■ RECORD EXTRACTS:
....

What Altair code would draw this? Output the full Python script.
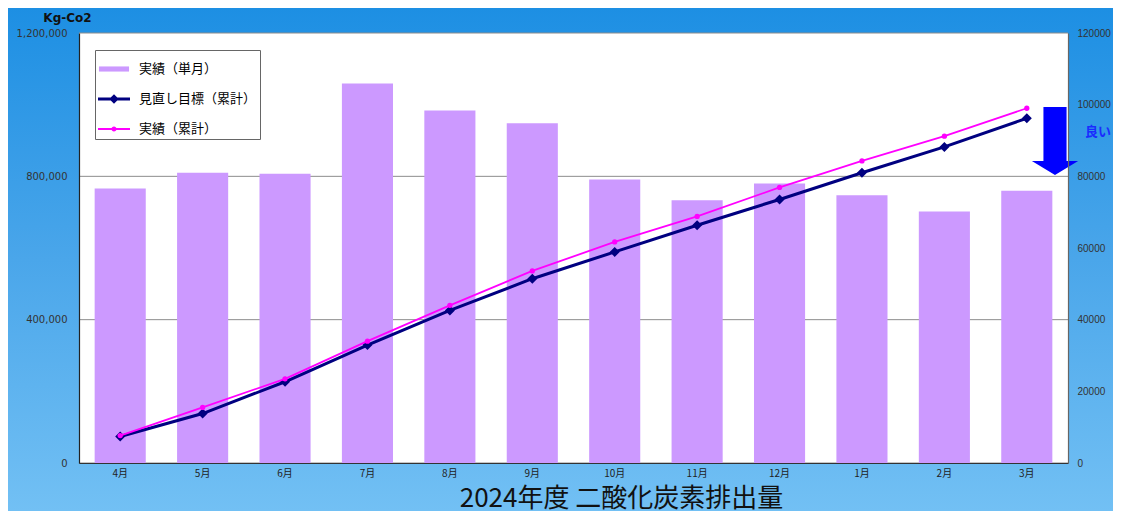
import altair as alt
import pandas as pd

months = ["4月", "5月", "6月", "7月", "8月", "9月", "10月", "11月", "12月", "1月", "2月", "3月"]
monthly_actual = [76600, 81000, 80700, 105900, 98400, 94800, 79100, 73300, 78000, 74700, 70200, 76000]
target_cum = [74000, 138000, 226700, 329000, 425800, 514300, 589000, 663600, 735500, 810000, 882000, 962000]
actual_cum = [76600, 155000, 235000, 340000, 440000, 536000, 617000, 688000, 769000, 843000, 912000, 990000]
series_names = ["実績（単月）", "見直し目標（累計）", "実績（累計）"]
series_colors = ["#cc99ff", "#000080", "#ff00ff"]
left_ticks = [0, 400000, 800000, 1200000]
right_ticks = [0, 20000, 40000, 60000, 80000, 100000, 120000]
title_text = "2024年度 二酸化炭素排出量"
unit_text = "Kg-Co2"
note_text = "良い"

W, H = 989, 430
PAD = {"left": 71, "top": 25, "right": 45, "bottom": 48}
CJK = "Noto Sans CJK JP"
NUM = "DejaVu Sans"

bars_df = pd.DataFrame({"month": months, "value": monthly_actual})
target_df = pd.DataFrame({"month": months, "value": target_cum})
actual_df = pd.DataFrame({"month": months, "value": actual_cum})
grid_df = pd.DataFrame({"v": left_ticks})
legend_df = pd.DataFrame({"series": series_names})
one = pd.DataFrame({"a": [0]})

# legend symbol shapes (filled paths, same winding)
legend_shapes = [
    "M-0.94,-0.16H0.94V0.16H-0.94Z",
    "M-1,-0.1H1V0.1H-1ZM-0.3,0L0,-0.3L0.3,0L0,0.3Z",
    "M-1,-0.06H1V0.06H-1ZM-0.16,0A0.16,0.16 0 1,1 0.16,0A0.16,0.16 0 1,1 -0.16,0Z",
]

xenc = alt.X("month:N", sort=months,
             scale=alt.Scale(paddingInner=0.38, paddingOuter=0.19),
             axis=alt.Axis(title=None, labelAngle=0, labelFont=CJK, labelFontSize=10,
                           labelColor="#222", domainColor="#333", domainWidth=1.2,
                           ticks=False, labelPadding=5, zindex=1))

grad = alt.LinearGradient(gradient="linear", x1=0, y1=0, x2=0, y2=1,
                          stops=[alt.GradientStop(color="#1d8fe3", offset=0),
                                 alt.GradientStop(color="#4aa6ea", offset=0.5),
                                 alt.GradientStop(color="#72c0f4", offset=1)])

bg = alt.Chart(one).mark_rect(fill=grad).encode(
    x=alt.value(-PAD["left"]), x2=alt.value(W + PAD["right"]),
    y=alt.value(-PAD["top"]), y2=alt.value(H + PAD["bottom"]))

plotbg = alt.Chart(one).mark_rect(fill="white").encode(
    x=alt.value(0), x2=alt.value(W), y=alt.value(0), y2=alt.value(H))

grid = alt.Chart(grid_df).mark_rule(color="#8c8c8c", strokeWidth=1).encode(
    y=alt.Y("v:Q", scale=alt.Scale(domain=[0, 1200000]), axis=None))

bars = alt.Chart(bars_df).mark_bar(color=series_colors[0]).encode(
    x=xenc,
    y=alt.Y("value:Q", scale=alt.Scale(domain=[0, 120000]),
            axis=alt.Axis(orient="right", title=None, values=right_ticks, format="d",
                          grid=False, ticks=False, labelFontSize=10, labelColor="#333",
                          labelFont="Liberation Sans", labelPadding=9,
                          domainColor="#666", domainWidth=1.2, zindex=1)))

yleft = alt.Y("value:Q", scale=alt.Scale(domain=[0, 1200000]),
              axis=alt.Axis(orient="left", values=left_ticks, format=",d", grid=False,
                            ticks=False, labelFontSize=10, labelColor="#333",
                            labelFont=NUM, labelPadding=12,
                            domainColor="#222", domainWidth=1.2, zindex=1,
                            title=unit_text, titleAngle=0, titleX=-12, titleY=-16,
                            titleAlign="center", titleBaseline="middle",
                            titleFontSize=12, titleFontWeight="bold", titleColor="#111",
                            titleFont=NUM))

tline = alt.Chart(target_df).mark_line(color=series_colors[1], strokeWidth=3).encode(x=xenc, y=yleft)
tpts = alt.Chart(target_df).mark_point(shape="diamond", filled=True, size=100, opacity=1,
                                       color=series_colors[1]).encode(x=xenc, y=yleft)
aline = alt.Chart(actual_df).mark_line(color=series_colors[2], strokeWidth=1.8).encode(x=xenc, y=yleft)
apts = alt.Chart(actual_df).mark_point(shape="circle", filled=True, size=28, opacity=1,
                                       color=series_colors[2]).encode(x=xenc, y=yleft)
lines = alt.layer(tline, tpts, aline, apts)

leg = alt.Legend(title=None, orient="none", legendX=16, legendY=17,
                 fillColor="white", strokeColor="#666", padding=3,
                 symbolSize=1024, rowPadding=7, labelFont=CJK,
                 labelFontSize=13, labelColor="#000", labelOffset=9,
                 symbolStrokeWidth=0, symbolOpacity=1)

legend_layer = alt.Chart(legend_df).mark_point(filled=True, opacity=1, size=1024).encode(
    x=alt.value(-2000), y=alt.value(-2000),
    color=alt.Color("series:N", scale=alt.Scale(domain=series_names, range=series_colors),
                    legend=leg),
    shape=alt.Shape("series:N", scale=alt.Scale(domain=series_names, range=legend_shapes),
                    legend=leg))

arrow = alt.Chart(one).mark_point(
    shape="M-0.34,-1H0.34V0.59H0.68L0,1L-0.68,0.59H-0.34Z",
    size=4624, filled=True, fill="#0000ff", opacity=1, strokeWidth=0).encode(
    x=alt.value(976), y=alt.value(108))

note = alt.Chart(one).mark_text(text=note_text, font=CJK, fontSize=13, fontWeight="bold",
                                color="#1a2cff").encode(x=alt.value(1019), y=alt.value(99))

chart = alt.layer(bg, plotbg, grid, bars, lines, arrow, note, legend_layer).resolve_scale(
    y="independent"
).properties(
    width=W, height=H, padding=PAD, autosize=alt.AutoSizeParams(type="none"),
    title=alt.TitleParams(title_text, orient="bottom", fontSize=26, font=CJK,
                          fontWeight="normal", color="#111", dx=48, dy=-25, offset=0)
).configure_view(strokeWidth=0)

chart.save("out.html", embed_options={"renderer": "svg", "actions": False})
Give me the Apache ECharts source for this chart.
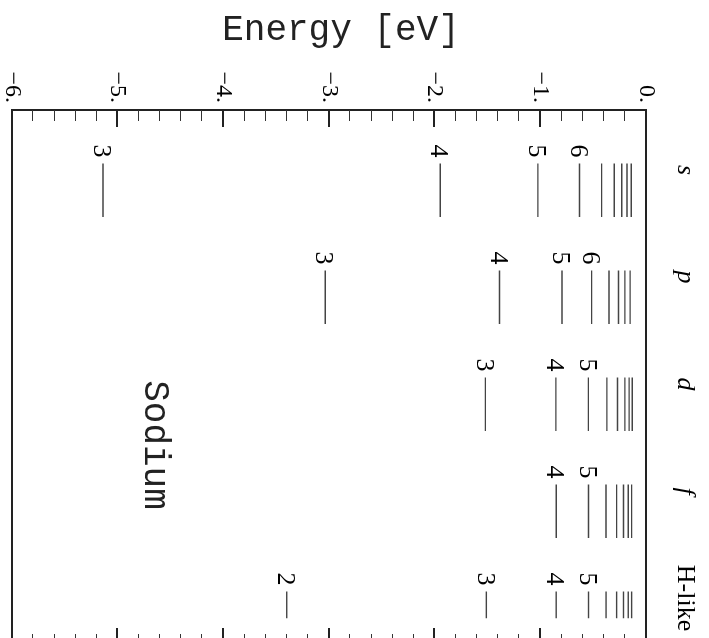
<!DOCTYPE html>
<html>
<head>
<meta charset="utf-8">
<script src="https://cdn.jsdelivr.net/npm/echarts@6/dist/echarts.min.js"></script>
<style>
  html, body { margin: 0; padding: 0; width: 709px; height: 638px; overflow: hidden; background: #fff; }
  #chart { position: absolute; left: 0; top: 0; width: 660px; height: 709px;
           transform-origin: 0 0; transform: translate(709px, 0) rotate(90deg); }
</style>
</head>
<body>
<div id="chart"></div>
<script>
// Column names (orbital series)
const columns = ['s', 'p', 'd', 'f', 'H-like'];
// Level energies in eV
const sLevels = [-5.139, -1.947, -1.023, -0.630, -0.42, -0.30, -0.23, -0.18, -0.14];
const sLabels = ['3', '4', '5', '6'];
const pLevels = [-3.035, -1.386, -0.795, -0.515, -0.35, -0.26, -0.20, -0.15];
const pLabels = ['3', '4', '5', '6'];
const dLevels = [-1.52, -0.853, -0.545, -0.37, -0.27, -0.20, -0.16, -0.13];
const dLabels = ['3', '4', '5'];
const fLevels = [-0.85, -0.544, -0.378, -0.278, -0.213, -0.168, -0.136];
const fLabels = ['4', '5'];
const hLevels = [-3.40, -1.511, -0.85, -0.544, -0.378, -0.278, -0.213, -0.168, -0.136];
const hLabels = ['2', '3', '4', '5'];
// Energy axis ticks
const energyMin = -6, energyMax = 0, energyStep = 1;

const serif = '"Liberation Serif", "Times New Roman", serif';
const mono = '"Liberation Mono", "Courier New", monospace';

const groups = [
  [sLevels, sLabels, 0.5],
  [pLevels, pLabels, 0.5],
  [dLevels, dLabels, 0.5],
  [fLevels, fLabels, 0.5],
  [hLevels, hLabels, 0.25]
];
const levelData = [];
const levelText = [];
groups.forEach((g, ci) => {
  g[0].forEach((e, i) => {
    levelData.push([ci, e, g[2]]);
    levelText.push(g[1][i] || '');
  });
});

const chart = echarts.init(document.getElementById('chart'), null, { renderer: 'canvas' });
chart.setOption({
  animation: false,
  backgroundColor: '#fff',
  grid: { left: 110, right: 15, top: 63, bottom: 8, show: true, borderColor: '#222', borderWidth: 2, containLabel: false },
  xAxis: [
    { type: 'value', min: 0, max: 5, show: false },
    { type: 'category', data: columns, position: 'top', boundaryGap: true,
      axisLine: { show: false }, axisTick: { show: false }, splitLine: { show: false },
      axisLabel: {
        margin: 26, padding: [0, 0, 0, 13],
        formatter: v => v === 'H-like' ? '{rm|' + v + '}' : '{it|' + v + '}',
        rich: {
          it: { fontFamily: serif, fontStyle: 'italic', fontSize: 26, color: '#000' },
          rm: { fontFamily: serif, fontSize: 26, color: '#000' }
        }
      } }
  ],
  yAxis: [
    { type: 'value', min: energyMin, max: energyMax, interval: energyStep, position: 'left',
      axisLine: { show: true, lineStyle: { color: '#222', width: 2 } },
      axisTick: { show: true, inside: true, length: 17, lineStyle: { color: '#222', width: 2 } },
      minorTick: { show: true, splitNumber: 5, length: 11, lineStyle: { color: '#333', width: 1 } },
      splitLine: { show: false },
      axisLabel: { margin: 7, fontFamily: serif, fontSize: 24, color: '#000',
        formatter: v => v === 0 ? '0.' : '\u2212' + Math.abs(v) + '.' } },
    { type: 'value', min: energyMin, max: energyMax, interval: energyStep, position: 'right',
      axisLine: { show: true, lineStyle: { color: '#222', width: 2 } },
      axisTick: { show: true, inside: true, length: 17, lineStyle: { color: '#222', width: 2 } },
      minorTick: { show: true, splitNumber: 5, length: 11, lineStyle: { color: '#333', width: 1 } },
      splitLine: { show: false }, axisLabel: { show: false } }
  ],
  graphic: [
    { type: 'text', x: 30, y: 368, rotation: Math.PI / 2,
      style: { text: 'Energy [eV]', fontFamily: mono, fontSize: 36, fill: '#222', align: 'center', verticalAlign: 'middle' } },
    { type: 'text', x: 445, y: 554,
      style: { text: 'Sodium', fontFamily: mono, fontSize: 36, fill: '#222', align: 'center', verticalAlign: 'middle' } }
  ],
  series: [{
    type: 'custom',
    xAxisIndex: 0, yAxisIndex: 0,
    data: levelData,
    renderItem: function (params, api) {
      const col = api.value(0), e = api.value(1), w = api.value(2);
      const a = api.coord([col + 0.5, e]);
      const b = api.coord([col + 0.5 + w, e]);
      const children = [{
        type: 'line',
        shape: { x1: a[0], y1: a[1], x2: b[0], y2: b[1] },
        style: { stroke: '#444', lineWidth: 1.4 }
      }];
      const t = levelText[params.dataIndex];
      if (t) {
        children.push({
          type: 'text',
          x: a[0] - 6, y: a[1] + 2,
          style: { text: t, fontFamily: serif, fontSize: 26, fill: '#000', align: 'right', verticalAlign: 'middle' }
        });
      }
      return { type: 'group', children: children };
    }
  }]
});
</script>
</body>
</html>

....

■ TO DO: Up to and including the line containing "import pandas as pd", repeat every line from the start of the data, but none of the pictures.

■ EXERCISE RESPONSE:
What Altair code would draw this? Output the full Python script.
import altair as alt
import pandas as pd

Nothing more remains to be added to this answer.